Note:  One of the assignments in the prose poetry class was to write about a name, real or imagined.  This one is real.  Gaston lived with me a couple of years ago and I still keep in touch with him and his family.

Destino


Week two of the prose poetry class:

“It is a blessing to live out your destino.”  Julia Alvarez

Long ago, in the hot summer, I could hear the corn grow at night with the windows open in northwest Missouri.  Rolling hills of corn and soybeans still clad the dark brown earth left by glaciers thousands of years ago.  So much time has gone without my returning to this land:  colleges in different states, marriages, jobs in cities.

My father lived ninety years on this farm his Swiss grandfather homesteaded.  He yearned for distant lands, to explore, to learn.  He loved the West, endless space, rugged mountains, canyonlands, wildness.  When it snowed too much for school, he loaded us in the car, turned wheelies, and headed for Kansas City.  His yearning to be a doctor died when very young–the only child left at home, caring for a diabetic mother, recovering from a failed youthful marriage before he met Mom.

He gave me his love of questioning, traveling, reading, trying the untried, a pride in the land and work, and a sense of wonder.  This night, after shoveling out from a dangerous blizzard, I sit in front of a fire, write on a Western canyon rim, look at his parade saddle and the photo of the farm for which he felt so much pride, and cry:  my destino.

The Blizzard


Looking through the window.

Looking through the window.

The steps climbing up the hill to the barn.
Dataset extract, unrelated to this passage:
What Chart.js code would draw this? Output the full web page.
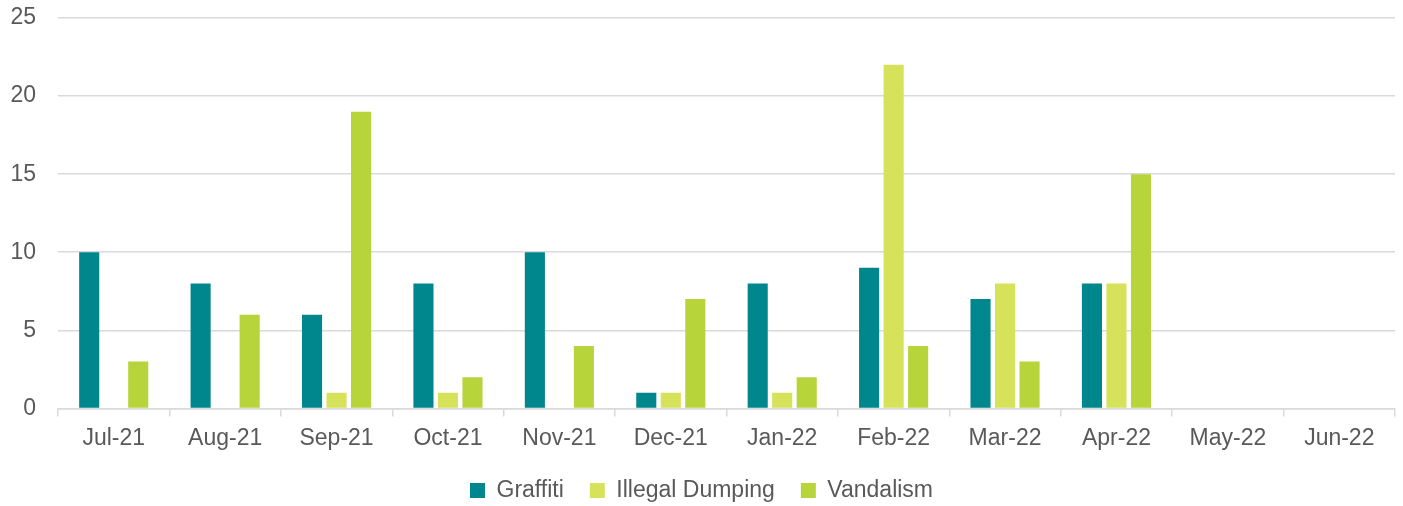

The steps climbing up the hill to the barn.

Outside the office window.

Outside the office window.

SAM_1025

My patio which I will have to eventually shovel--afraid to do so today because the wind is so strong.

My patio which I will have to eventually shovel–afraid to do so today because the wind is so strong.

The barn door before I shoveled my way in.

The barn door before I shoveled my way in.

The view out the double barn door.  All this is actually under a roof.  The wind is blowing the snow everywhere.

The view out the double barn door. All this is actually under a roof. The wind is blowing the snow everywhere.

SAM_1020

The view from the front door after digging it out twice from reoccurring drifts.

The view from the front door after digging it out twice from reoccurring drifts.

The new assignment arrived for my prose poetry class.  In the last couple of hours I have read poems by Baudelaire and Rimbaud as examples of some of the first prose poems.  While I read them, I listened to “The Unicorn, the Gorgan, and the Manticore” by Menotti, a piece I am supposed to be singing in 1 1/2 months.  Work shut down today because of a massive blizzard.  The wind literally shrieks down the canyon where I live–gusts they say to 70 mph.  It piles up drifts four to six feet high.  Twice today I have donned my boots, gloves, heavy coat, and gone shoveling and to feed the horses.  For the first time since the barn has been there, snow is actually inside, driven by the wind, and the horses are standing in snow drifts that blew under the overhanging roof of the outside runs.  Even getting to the barn door necessitated shoveling through drifts taller than I.  The snow continues, predicted for another twelve hours or so, maybe as much as twenty inches.  Living alone fails to daunt me, but I cannot concentrate well today.  My drive is long and climbs up a steep hill.  Even my four wheel drive truck may not make it.  I keep thinking it may take days for me to shovel out even if, when the snow and wind cease, my neighbor brings over his tractor to help.  A friend, several miles away, remains without electricity.  I filled my wood burning stove with wood and started a fire just in case.  It seems a perfect day to write and cook and practice music.  And here I sit unable to concentrate long enough.  The wind keeps rushing through my brain.